On Thursday, March 27, 2003, at 11:29  AM, John Stracke wrote:

S Woodside wrote:
On Tuesday, March 25, 2003, at 06:03  PM, John Stracke wrote:
proponents want to be able to do massive multihoming, with all participants with external links sharing those links, and all the traffic from the outside finding the shortest way in.  I won't say it's impossible, but last I heard nobody knew how to do it; the route flap would be horrible.
That said I understand that it's not a novel challenge. However this is a novel application AFAICT, and it has some characteristics that make it potentially different from the scenarios I've seen analysed (mostly mobile, or fixed but wired). The fixed wireless mesh will present a planar graph topology more-or-less, due to the inherent distance limitation of microwave signals. Also, the nodes are likely to be stable over time because they are mounted on houses or other kinds of buildings for long-term use.
The set of possible links may be stable, but their presence or absence won't be; you'll have people unplugging their machines, or rebooting them, or losing connection while someone's running the microwave.

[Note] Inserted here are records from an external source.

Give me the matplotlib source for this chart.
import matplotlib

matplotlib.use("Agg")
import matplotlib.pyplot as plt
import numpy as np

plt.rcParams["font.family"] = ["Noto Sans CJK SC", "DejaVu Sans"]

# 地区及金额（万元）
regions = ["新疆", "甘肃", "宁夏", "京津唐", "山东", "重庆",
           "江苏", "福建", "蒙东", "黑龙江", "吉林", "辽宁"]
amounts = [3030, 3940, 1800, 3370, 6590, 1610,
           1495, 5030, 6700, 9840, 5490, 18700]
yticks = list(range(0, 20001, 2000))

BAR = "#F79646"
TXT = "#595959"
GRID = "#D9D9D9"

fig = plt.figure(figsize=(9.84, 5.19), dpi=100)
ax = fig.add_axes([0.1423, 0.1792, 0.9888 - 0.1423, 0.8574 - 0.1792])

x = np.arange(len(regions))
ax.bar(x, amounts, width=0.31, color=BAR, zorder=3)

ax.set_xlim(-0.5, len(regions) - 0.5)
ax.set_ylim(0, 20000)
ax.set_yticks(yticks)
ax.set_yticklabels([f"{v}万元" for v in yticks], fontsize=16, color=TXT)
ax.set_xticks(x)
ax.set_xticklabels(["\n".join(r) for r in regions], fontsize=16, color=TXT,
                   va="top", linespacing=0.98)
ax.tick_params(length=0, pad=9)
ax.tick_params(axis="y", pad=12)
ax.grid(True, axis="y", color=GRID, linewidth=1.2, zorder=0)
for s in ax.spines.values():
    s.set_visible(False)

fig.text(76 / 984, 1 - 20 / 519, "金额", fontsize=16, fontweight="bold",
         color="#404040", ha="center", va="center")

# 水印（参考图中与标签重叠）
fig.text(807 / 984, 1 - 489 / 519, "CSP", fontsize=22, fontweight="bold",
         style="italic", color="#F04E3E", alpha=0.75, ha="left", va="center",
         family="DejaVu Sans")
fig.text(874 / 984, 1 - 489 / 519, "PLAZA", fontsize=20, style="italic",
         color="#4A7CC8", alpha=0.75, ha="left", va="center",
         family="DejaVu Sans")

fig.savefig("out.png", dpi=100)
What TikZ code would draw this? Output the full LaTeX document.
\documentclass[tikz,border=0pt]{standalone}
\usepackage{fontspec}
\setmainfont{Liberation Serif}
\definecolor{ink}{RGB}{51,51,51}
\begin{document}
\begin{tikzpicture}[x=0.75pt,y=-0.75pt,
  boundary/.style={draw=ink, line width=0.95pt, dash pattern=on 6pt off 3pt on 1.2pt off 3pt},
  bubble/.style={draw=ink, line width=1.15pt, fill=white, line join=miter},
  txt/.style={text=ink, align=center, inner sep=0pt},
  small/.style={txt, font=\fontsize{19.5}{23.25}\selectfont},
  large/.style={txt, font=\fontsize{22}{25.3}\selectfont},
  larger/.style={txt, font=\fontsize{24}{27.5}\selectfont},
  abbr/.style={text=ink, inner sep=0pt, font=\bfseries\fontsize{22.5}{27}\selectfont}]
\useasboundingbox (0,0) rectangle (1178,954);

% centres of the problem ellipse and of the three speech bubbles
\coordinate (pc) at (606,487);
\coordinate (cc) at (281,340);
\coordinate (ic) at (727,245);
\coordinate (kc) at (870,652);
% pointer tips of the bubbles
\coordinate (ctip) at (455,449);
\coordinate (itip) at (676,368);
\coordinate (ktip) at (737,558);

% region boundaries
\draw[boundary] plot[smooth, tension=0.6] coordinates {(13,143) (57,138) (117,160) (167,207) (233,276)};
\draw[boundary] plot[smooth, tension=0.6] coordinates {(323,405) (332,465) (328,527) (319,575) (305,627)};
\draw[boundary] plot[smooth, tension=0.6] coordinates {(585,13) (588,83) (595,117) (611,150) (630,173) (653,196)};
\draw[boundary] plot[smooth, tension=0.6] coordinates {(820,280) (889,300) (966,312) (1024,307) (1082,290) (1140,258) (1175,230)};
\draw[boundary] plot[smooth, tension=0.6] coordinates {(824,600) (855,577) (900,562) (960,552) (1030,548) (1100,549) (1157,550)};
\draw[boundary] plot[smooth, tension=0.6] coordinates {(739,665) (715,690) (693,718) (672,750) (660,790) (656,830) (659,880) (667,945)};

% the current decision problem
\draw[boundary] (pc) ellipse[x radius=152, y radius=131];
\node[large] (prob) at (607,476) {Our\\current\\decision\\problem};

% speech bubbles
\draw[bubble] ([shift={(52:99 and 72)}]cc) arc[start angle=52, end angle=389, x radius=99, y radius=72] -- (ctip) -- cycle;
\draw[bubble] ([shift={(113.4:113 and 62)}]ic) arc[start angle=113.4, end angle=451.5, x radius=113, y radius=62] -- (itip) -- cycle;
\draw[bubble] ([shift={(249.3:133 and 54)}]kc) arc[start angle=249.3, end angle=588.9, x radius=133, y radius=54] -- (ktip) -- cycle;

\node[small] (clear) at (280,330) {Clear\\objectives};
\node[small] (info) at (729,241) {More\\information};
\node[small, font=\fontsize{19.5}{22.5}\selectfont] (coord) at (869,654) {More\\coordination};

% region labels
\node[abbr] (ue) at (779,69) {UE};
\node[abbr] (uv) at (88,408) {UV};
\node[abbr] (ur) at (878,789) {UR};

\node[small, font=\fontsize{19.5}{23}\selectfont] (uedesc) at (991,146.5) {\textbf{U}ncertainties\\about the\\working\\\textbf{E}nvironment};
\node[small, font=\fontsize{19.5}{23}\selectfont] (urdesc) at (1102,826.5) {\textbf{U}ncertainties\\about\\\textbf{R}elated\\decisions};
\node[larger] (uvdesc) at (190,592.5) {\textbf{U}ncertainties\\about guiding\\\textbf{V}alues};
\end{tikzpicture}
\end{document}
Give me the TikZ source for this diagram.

Understood. But the stability will be much greater than in a mobile situation. I would expect the AP to be most likely in a separate box, and it to be acceptable for a few minutes to pass before recovering from downtime.

Suppose I have no direct Internet access, but I have links to three neighbors that do.  One of them has DSL, so I route through him when he's up.  But DSL seems to get flaky when it's hot (I don't know why--and I'm not positive it's true, but there are other ways to flake out, so bear with me); so, come August, his line starts going up and down every few hours.  When it does, I broadcast a route update to go through my other neighbor's modem line.  Now *every* *single* *router* in the default-free zone of the Internet (the backbone routers, the ones that don't just connect to a single upstream provider) has to track my updates.  This does not scale.  It's *such* a Bad Thing that backbone providers flat-out refuse to accept routes for individual hosts--I think most of them refuse anything smaller than a /24.

This is routing flap right? So, in this case it seems like damping such a flap would be totally appropriate ... and indeed would have a positive effect on the mesh by encouraging nodes on the mesh to produce more interconnections to oppose the effects of being cut off from routing. More interconnections, more interconnections, can have the opposite effect of increasing the health of the network (modulo routing protocols of course...)

But routing could be implemented such that the DFZ doesn't need to see all these routes. Again, I think that the planar-graph nature of the network comes into play here. Geographic routing can break up the routing into arbitrary levels of precision, so that packets are routed to continents, then provinces, then localities, then specific nodes (or whatever). In this scheme changes would only need to be propagated up to the level where they stop affecting routing decisions. It's the nature of the mesh that makes this possible whereas the current wired infrastructure, there really is no way to know "where" the bandwidth is going since wires don't discriminate distance -- but wireless (especially microwave) does.

I've seen geographic routing and various geocoding schemes involving embedding GPS etc. which is really overkill. Any given mesh segment need only know it's position roughly, and once packets reach the right general area they can be routed using a different technique that's non-geographic if that's more appropriate. In addition since they are not mobile each node need only be configured once as to its location, after that there is no change.